Every line of the material is to be quoted verbatim, minus the pictures.

→ Information supplied
--------------------------------------------------

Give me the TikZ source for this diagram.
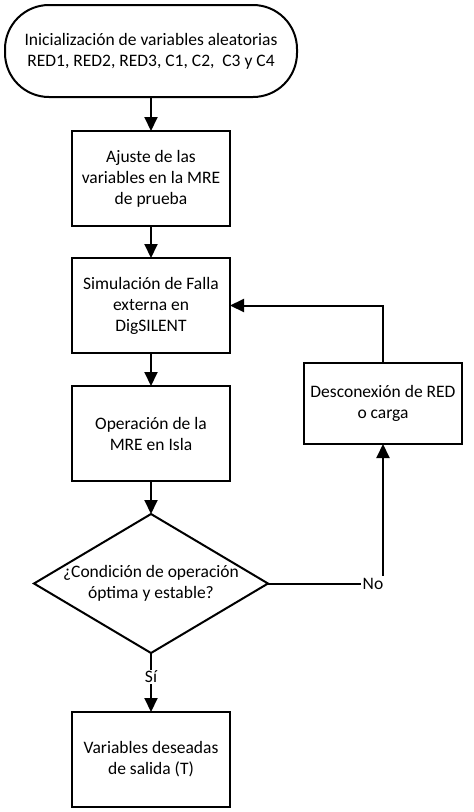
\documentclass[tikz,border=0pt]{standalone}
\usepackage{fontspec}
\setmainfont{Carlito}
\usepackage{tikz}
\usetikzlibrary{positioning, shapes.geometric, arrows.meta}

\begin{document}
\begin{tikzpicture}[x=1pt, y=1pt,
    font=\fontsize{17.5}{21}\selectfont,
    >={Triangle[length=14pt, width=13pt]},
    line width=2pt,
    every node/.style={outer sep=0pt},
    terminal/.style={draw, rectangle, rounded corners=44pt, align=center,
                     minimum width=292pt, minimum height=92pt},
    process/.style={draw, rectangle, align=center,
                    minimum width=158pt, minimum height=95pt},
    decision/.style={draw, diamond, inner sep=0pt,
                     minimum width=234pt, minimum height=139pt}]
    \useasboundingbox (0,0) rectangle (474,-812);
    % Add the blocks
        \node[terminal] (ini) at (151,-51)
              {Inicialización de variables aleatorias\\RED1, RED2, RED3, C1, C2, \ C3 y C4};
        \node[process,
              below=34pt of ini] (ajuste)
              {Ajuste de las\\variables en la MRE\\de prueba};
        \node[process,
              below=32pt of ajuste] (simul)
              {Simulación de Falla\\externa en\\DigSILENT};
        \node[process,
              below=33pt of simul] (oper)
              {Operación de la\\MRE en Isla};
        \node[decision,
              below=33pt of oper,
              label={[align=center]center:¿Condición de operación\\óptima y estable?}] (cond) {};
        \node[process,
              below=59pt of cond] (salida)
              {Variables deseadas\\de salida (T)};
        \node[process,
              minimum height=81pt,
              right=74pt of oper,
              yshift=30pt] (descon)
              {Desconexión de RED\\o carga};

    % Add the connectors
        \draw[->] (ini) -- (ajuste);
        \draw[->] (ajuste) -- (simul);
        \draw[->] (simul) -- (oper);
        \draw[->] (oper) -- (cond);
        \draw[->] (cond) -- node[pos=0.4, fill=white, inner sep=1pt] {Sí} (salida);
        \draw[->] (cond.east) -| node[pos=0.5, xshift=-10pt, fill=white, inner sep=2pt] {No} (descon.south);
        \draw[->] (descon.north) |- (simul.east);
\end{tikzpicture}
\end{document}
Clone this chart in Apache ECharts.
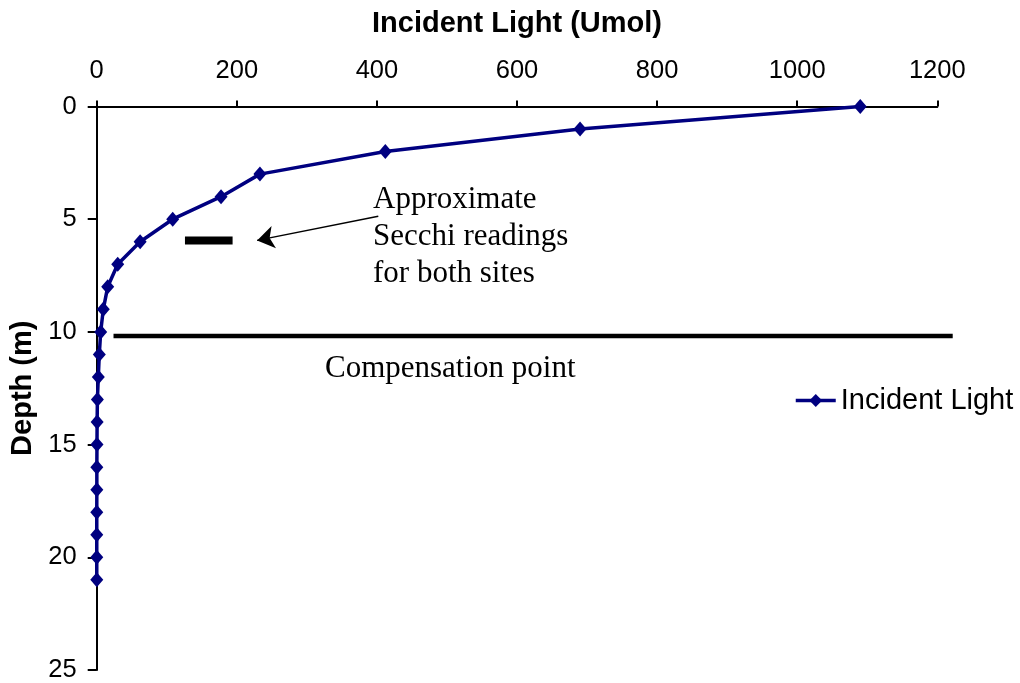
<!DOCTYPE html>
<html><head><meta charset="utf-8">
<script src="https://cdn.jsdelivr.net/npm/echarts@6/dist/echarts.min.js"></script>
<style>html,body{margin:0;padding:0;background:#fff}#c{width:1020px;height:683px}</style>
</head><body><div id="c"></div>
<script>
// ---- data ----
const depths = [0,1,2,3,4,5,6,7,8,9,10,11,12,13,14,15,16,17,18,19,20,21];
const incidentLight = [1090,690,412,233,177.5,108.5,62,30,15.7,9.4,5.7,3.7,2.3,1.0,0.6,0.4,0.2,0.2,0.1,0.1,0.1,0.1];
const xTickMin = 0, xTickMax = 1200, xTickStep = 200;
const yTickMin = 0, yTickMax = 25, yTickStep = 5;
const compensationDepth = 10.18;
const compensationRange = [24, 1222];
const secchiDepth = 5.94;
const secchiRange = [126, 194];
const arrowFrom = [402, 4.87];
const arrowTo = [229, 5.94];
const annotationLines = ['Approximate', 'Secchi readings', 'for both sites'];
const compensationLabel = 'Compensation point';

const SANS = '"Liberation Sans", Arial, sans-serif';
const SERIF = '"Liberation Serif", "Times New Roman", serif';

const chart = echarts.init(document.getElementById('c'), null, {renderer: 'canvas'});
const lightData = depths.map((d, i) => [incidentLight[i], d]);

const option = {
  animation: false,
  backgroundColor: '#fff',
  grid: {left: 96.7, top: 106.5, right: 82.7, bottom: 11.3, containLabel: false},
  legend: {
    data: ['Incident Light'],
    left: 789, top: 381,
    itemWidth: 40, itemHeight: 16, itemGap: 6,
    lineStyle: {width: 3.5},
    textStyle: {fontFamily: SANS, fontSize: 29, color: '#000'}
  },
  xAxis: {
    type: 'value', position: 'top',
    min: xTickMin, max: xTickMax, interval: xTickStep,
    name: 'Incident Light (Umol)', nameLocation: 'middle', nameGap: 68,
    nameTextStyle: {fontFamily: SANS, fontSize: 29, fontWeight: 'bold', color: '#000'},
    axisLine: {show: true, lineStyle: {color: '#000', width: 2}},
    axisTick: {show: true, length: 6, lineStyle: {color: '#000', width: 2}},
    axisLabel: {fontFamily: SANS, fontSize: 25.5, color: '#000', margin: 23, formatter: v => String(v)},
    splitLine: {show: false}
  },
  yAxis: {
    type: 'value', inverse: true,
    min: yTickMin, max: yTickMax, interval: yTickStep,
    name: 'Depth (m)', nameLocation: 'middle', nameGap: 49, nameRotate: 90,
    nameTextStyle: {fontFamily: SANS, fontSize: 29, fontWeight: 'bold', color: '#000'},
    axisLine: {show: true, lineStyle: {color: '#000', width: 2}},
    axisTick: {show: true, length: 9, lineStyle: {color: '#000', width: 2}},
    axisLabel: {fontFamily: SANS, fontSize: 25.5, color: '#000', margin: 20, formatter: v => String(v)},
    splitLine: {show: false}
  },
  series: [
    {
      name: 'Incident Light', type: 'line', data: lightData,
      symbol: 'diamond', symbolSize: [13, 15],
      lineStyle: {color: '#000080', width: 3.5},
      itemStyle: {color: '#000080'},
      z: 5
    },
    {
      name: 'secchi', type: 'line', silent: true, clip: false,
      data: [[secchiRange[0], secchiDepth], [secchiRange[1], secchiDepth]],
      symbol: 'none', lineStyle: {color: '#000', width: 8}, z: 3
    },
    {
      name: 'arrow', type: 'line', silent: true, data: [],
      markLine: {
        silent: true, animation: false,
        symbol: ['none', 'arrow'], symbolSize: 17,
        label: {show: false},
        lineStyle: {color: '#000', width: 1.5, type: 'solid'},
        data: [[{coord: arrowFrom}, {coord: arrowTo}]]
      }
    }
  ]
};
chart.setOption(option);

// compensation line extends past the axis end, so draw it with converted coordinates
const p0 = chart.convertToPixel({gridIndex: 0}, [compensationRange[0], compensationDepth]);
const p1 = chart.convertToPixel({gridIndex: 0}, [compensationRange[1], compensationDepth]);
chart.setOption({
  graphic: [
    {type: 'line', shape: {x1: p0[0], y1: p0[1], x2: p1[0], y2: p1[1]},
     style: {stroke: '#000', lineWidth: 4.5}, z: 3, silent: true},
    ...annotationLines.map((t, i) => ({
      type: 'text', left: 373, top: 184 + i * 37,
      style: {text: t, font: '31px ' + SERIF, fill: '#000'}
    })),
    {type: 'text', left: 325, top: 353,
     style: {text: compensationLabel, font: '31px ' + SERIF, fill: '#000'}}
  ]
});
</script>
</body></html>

--------------------------------------------------

→ Task output
Give me the TikZ source for this diagram.
\documentclass[tikz,border=0pt]{standalone}
\usepackage{fontspec}
\setmainfont{Carlito}
\usepackage{tikz}
\usetikzlibrary{positioning, shapes.geometric, arrows.meta}

\begin{document}
\begin{tikzpicture}[x=1pt, y=1pt,
    font=\fontsize{17.5}{21}\selectfont,
    >={Triangle[length=14pt, width=13pt]},
    line width=2pt,
    every node/.style={outer sep=0pt},
    terminal/.style={draw, rectangle, rounded corners=44pt, align=center,
                     minimum width=292pt, minimum height=92pt},
    process/.style={draw, rectangle, align=center,
                    minimum width=158pt, minimum height=95pt},
    decision/.style={draw, diamond, inner sep=0pt,
                     minimum width=234pt, minimum height=139pt}]
    \useasboundingbox (0,0) rectangle (474,-812);
    % Add the blocks
        \node[terminal] (ini) at (151,-51)
              {Inicialización de variables aleatorias\\RED1, RED2, RED3, C1, C2, \ C3 y C4};
        \node[process,
              below=34pt of ini] (ajuste)
              {Ajuste de las\\variables en la MRE\\de prueba};
        \node[process,
              below=32pt of ajuste] (simul)
              {Simulación de Falla\\externa en\\DigSILENT};
        \node[process,
              below=33pt of simul] (oper)
              {Operación de la\\MRE en Isla};
        \node[decision,
              below=33pt of oper,
              label={[align=center]center:¿Condición de operación\\óptima y estable?}] (cond) {};
        \node[process,
              below=59pt of cond] (salida)
              {Variables deseadas\\de salida (T)};
        \node[process,
              minimum height=81pt,
              right=74pt of oper,
              yshift=30pt] (descon)
              {Desconexión de RED\\o carga};

    % Add the connectors
        \draw[->] (ini) -- (ajuste);
        \draw[->] (ajuste) -- (simul);
        \draw[->] (simul) -- (oper);
        \draw[->] (oper) -- (cond);
        \draw[->] (cond) -- node[pos=0.4, fill=white, inner sep=1pt] {Sí} (salida);
        \draw[->] (cond.east) -| node[pos=0.5, xshift=-10pt, fill=white, inner sep=2pt] {No} (descon.south);
        \draw[->] (descon.north) |- (simul.east);
\end{tikzpicture}
\end{document}
Clone this chart in Apache ECharts.
<!DOCTYPE html>
<html><head><meta charset="utf-8">
<script src="https://cdn.jsdelivr.net/npm/echarts@6/dist/echarts.min.js"></script>
<style>html,body{margin:0;padding:0;background:#fff}#c{width:1020px;height:683px}</style>
</head><body><div id="c"></div>
<script>
// ---- data ----
const depths = [0,1,2,3,4,5,6,7,8,9,10,11,12,13,14,15,16,17,18,19,20,21];
const incidentLight = [1090,690,412,233,177.5,108.5,62,30,15.7,9.4,5.7,3.7,2.3,1.0,0.6,0.4,0.2,0.2,0.1,0.1,0.1,0.1];
const xTickMin = 0, xTickMax = 1200, xTickStep = 200;
const yTickMin = 0, yTickMax = 25, yTickStep = 5;
const compensationDepth = 10.18;
const compensationRange = [24, 1222];
const secchiDepth = 5.94;
const secchiRange = [126, 194];
const arrowFrom = [402, 4.87];
const arrowTo = [229, 5.94];
const annotationLines = ['Approximate', 'Secchi readings', 'for both sites'];
const compensationLabel = 'Compensation point';

const SANS = '"Liberation Sans", Arial, sans-serif';
const SERIF = '"Liberation Serif", "Times New Roman", serif';

const chart = echarts.init(document.getElementById('c'), null, {renderer: 'canvas'});
const lightData = depths.map((d, i) => [incidentLight[i], d]);

const option = {
  animation: false,
  backgroundColor: '#fff',
  grid: {left: 96.7, top: 106.5, right: 82.7, bottom: 11.3, containLabel: false},
  legend: {
    data: ['Incident Light'],
    left: 789, top: 381,
    itemWidth: 40, itemHeight: 16, itemGap: 6,
    lineStyle: {width: 3.5},
    textStyle: {fontFamily: SANS, fontSize: 29, color: '#000'}
  },
  xAxis: {
    type: 'value', position: 'top',
    min: xTickMin, max: xTickMax, interval: xTickStep,
    name: 'Incident Light (Umol)', nameLocation: 'middle', nameGap: 68,
    nameTextStyle: {fontFamily: SANS, fontSize: 29, fontWeight: 'bold', color: '#000'},
    axisLine: {show: true, lineStyle: {color: '#000', width: 2}},
    axisTick: {show: true, length: 6, lineStyle: {color: '#000', width: 2}},
    axisLabel: {fontFamily: SANS, fontSize: 25.5, color: '#000', margin: 23, formatter: v => String(v)},
    splitLine: {show: false}
  },
  yAxis: {
    type: 'value', inverse: true,
    min: yTickMin, max: yTickMax, interval: yTickStep,
    name: 'Depth (m)', nameLocation: 'middle', nameGap: 49, nameRotate: 90,
    nameTextStyle: {fontFamily: SANS, fontSize: 29, fontWeight: 'bold', color: '#000'},
    axisLine: {show: true, lineStyle: {color: '#000', width: 2}},
    axisTick: {show: true, length: 9, lineStyle: {color: '#000', width: 2}},
    axisLabel: {fontFamily: SANS, fontSize: 25.5, color: '#000', margin: 20, formatter: v => String(v)},
    splitLine: {show: false}
  },
  series: [
    {
      name: 'Incident Light', type: 'line', data: lightData,
      symbol: 'diamond', symbolSize: [13, 15],
      lineStyle: {color: '#000080', width: 3.5},
      itemStyle: {color: '#000080'},
      z: 5
    },
    {
      name: 'secchi', type: 'line', silent: true, clip: false,
      data: [[secchiRange[0], secchiDepth], [secchiRange[1], secchiDepth]],
      symbol: 'none', lineStyle: {color: '#000', width: 8}, z: 3
    },
    {
      name: 'arrow', type: 'line', silent: true, data: [],
      markLine: {
        silent: true, animation: false,
        symbol: ['none', 'arrow'], symbolSize: 17,
        label: {show: false},
        lineStyle: {color: '#000', width: 1.5, type: 'solid'},
        data: [[{coord: arrowFrom}, {coord: arrowTo}]]
      }
    }
  ]
};
chart.setOption(option);

// compensation line extends past the axis end, so draw it with converted coordinates
const p0 = chart.convertToPixel({gridIndex: 0}, [compensationRange[0], compensationDepth]);
const p1 = chart.convertToPixel({gridIndex: 0}, [compensationRange[1], compensationDepth]);
chart.setOption({
  graphic: [
    {type: 'line', shape: {x1: p0[0], y1: p0[1], x2: p1[0], y2: p1[1]},
     style: {stroke: '#000', lineWidth: 4.5}, z: 3, silent: true},
    ...annotationLines.map((t, i) => ({
      type: 'text', left: 373, top: 184 + i * 37,
      style: {text: t, font: '31px ' + SERIF, fill: '#000'}
    })),
    {type: 'text', left: 325, top: 353,
     style: {text: compensationLabel, font: '31px ' + SERIF, fill: '#000'}}
  ]
});
</script>
</body></html>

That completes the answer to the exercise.